TASK TO CARRY OUT: Every line below must be reproduced exactly. Copy them all.

╭──

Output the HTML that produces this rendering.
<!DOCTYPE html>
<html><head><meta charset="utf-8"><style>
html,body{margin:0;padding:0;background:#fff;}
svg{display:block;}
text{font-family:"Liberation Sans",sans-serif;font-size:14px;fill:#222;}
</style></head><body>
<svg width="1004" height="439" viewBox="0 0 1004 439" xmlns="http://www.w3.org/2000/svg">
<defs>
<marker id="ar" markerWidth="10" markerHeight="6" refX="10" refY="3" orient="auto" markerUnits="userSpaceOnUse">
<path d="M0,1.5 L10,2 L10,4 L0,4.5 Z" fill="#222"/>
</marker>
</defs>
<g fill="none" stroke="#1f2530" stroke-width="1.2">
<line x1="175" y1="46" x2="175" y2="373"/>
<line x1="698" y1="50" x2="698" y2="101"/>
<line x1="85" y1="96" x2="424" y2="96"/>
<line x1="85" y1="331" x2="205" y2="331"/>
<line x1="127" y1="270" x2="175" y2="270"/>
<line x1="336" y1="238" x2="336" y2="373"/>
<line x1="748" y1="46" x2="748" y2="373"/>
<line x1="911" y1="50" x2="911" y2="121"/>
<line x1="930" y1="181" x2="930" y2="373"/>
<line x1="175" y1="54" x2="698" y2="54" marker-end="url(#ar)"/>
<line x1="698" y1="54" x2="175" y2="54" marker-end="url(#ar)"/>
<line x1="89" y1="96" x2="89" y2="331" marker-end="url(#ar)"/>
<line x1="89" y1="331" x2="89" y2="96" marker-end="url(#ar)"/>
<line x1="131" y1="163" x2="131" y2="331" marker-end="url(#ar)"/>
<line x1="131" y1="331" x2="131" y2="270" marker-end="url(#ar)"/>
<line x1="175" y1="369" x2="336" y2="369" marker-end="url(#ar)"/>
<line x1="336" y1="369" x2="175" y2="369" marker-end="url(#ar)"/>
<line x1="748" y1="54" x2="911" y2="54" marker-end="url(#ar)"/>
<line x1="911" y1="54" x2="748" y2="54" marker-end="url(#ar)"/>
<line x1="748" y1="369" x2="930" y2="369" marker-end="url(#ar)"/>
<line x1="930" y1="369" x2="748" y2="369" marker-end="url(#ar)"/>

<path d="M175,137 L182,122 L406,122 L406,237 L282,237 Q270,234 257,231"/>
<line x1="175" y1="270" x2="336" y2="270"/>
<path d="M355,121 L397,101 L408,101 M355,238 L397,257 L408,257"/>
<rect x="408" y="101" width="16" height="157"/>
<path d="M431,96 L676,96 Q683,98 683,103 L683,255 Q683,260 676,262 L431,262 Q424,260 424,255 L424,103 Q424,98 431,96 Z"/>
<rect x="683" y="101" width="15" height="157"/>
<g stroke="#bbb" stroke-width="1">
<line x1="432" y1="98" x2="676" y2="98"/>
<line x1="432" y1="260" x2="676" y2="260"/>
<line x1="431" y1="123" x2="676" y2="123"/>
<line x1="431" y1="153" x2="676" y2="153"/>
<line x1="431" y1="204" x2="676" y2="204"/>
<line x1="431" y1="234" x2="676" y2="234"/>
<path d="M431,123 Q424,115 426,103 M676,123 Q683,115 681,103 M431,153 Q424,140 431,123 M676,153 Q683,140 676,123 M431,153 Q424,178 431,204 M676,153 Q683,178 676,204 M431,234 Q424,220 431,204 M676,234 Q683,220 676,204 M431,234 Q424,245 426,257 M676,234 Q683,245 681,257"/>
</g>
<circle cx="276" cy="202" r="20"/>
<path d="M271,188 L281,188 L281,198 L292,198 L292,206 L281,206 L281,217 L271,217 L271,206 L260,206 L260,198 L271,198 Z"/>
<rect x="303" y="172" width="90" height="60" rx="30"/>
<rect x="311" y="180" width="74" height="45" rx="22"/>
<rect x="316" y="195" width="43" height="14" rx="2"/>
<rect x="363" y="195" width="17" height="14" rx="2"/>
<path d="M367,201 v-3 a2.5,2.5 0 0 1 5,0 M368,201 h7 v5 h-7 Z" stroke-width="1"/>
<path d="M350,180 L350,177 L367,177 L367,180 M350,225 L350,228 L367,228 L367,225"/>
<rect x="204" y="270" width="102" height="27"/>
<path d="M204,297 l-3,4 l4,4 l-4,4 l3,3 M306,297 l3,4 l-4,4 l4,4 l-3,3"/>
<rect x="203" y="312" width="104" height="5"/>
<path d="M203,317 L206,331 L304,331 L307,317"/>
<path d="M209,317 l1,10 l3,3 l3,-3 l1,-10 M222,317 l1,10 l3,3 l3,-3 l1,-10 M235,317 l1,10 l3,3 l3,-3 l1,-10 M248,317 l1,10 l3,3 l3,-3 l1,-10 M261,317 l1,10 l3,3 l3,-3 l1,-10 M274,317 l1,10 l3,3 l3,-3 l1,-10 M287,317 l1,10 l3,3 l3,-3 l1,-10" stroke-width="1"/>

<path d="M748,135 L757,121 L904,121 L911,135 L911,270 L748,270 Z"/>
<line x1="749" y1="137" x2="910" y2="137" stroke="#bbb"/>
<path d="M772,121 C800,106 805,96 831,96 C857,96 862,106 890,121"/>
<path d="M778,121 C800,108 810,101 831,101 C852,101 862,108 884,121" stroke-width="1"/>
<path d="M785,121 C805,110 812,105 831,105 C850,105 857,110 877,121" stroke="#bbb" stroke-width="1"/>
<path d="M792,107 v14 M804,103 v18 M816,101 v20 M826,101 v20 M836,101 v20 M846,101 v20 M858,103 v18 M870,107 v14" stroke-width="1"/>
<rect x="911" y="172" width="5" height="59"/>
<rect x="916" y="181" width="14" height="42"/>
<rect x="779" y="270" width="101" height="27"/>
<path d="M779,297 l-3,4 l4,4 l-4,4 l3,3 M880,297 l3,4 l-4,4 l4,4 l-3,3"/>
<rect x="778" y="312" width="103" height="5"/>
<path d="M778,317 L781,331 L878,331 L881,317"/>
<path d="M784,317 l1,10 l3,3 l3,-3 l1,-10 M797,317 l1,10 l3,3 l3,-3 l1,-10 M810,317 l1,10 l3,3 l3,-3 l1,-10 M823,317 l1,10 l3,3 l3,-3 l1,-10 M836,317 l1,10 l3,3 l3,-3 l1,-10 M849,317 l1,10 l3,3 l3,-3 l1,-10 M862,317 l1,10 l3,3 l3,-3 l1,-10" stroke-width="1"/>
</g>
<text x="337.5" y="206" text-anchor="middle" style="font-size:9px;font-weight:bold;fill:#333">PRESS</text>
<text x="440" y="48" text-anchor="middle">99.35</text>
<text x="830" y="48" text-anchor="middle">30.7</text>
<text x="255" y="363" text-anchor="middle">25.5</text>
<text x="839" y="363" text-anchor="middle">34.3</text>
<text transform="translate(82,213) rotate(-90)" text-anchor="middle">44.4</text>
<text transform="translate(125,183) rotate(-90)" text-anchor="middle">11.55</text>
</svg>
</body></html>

╰──

TASK ANSWER:
Output the HTML that produces this rendering.
<!DOCTYPE html>
<html><head><meta charset="utf-8"><style>
html,body{margin:0;padding:0;background:#fff;}
svg{display:block;}
text{font-family:"Liberation Sans",sans-serif;font-size:14px;fill:#222;}
</style></head><body>
<svg width="1004" height="439" viewBox="0 0 1004 439" xmlns="http://www.w3.org/2000/svg">
<defs>
<marker id="ar" markerWidth="10" markerHeight="6" refX="10" refY="3" orient="auto" markerUnits="userSpaceOnUse">
<path d="M0,1.5 L10,2 L10,4 L0,4.5 Z" fill="#222"/>
</marker>
</defs>
<g fill="none" stroke="#1f2530" stroke-width="1.2">
<line x1="175" y1="46" x2="175" y2="373"/>
<line x1="698" y1="50" x2="698" y2="101"/>
<line x1="85" y1="96" x2="424" y2="96"/>
<line x1="85" y1="331" x2="205" y2="331"/>
<line x1="127" y1="270" x2="175" y2="270"/>
<line x1="336" y1="238" x2="336" y2="373"/>
<line x1="748" y1="46" x2="748" y2="373"/>
<line x1="911" y1="50" x2="911" y2="121"/>
<line x1="930" y1="181" x2="930" y2="373"/>
<line x1="175" y1="54" x2="698" y2="54" marker-end="url(#ar)"/>
<line x1="698" y1="54" x2="175" y2="54" marker-end="url(#ar)"/>
<line x1="89" y1="96" x2="89" y2="331" marker-end="url(#ar)"/>
<line x1="89" y1="331" x2="89" y2="96" marker-end="url(#ar)"/>
<line x1="131" y1="163" x2="131" y2="331" marker-end="url(#ar)"/>
<line x1="131" y1="331" x2="131" y2="270" marker-end="url(#ar)"/>
<line x1="175" y1="369" x2="336" y2="369" marker-end="url(#ar)"/>
<line x1="336" y1="369" x2="175" y2="369" marker-end="url(#ar)"/>
<line x1="748" y1="54" x2="911" y2="54" marker-end="url(#ar)"/>
<line x1="911" y1="54" x2="748" y2="54" marker-end="url(#ar)"/>
<line x1="748" y1="369" x2="930" y2="369" marker-end="url(#ar)"/>
<line x1="930" y1="369" x2="748" y2="369" marker-end="url(#ar)"/>

<path d="M175,137 L182,122 L406,122 L406,237 L282,237 Q270,234 257,231"/>
<line x1="175" y1="270" x2="336" y2="270"/>
<path d="M355,121 L397,101 L408,101 M355,238 L397,257 L408,257"/>
<rect x="408" y="101" width="16" height="157"/>
<path d="M431,96 L676,96 Q683,98 683,103 L683,255 Q683,260 676,262 L431,262 Q424,260 424,255 L424,103 Q424,98 431,96 Z"/>
<rect x="683" y="101" width="15" height="157"/>
<g stroke="#bbb" stroke-width="1">
<line x1="432" y1="98" x2="676" y2="98"/>
<line x1="432" y1="260" x2="676" y2="260"/>
<line x1="431" y1="123" x2="676" y2="123"/>
<line x1="431" y1="153" x2="676" y2="153"/>
<line x1="431" y1="204" x2="676" y2="204"/>
<line x1="431" y1="234" x2="676" y2="234"/>
<path d="M431,123 Q424,115 426,103 M676,123 Q683,115 681,103 M431,153 Q424,140 431,123 M676,153 Q683,140 676,123 M431,153 Q424,178 431,204 M676,153 Q683,178 676,204 M431,234 Q424,220 431,204 M676,234 Q683,220 676,204 M431,234 Q424,245 426,257 M676,234 Q683,245 681,257"/>
</g>
<circle cx="276" cy="202" r="20"/>
<path d="M271,188 L281,188 L281,198 L292,198 L292,206 L281,206 L281,217 L271,217 L271,206 L260,206 L260,198 L271,198 Z"/>
<rect x="303" y="172" width="90" height="60" rx="30"/>
<rect x="311" y="180" width="74" height="45" rx="22"/>
<rect x="316" y="195" width="43" height="14" rx="2"/>
<rect x="363" y="195" width="17" height="14" rx="2"/>
<path d="M367,201 v-3 a2.5,2.5 0 0 1 5,0 M368,201 h7 v5 h-7 Z" stroke-width="1"/>
<path d="M350,180 L350,177 L367,177 L367,180 M350,225 L350,228 L367,228 L367,225"/>
<rect x="204" y="270" width="102" height="27"/>
<path d="M204,297 l-3,4 l4,4 l-4,4 l3,3 M306,297 l3,4 l-4,4 l4,4 l-3,3"/>
<rect x="203" y="312" width="104" height="5"/>
<path d="M203,317 L206,331 L304,331 L307,317"/>
<path d="M209,317 l1,10 l3,3 l3,-3 l1,-10 M222,317 l1,10 l3,3 l3,-3 l1,-10 M235,317 l1,10 l3,3 l3,-3 l1,-10 M248,317 l1,10 l3,3 l3,-3 l1,-10 M261,317 l1,10 l3,3 l3,-3 l1,-10 M274,317 l1,10 l3,3 l3,-3 l1,-10 M287,317 l1,10 l3,3 l3,-3 l1,-10" stroke-width="1"/>

<path d="M748,135 L757,121 L904,121 L911,135 L911,270 L748,270 Z"/>
<line x1="749" y1="137" x2="910" y2="137" stroke="#bbb"/>
<path d="M772,121 C800,106 805,96 831,96 C857,96 862,106 890,121"/>
<path d="M778,121 C800,108 810,101 831,101 C852,101 862,108 884,121" stroke-width="1"/>
<path d="M785,121 C805,110 812,105 831,105 C850,105 857,110 877,121" stroke="#bbb" stroke-width="1"/>
<path d="M792,107 v14 M804,103 v18 M816,101 v20 M826,101 v20 M836,101 v20 M846,101 v20 M858,103 v18 M870,107 v14" stroke-width="1"/>
<rect x="911" y="172" width="5" height="59"/>
<rect x="916" y="181" width="14" height="42"/>
<rect x="779" y="270" width="101" height="27"/>
<path d="M779,297 l-3,4 l4,4 l-4,4 l3,3 M880,297 l3,4 l-4,4 l4,4 l-3,3"/>
<rect x="778" y="312" width="103" height="5"/>
<path d="M778,317 L781,331 L878,331 L881,317"/>
<path d="M784,317 l1,10 l3,3 l3,-3 l1,-10 M797,317 l1,10 l3,3 l3,-3 l1,-10 M810,317 l1,10 l3,3 l3,-3 l1,-10 M823,317 l1,10 l3,3 l3,-3 l1,-10 M836,317 l1,10 l3,3 l3,-3 l1,-10 M849,317 l1,10 l3,3 l3,-3 l1,-10 M862,317 l1,10 l3,3 l3,-3 l1,-10" stroke-width="1"/>
</g>
<text x="337.5" y="206" text-anchor="middle" style="font-size:9px;font-weight:bold;fill:#333">PRESS</text>
<text x="440" y="48" text-anchor="middle">99.35</text>
<text x="830" y="48" text-anchor="middle">30.7</text>
<text x="255" y="363" text-anchor="middle">25.5</text>
<text x="839" y="363" text-anchor="middle">34.3</text>
<text transform="translate(82,213) rotate(-90)" text-anchor="middle">44.4</text>
<text transform="translate(125,183) rotate(-90)" text-anchor="middle">11.55</text>
</svg>
</body></html>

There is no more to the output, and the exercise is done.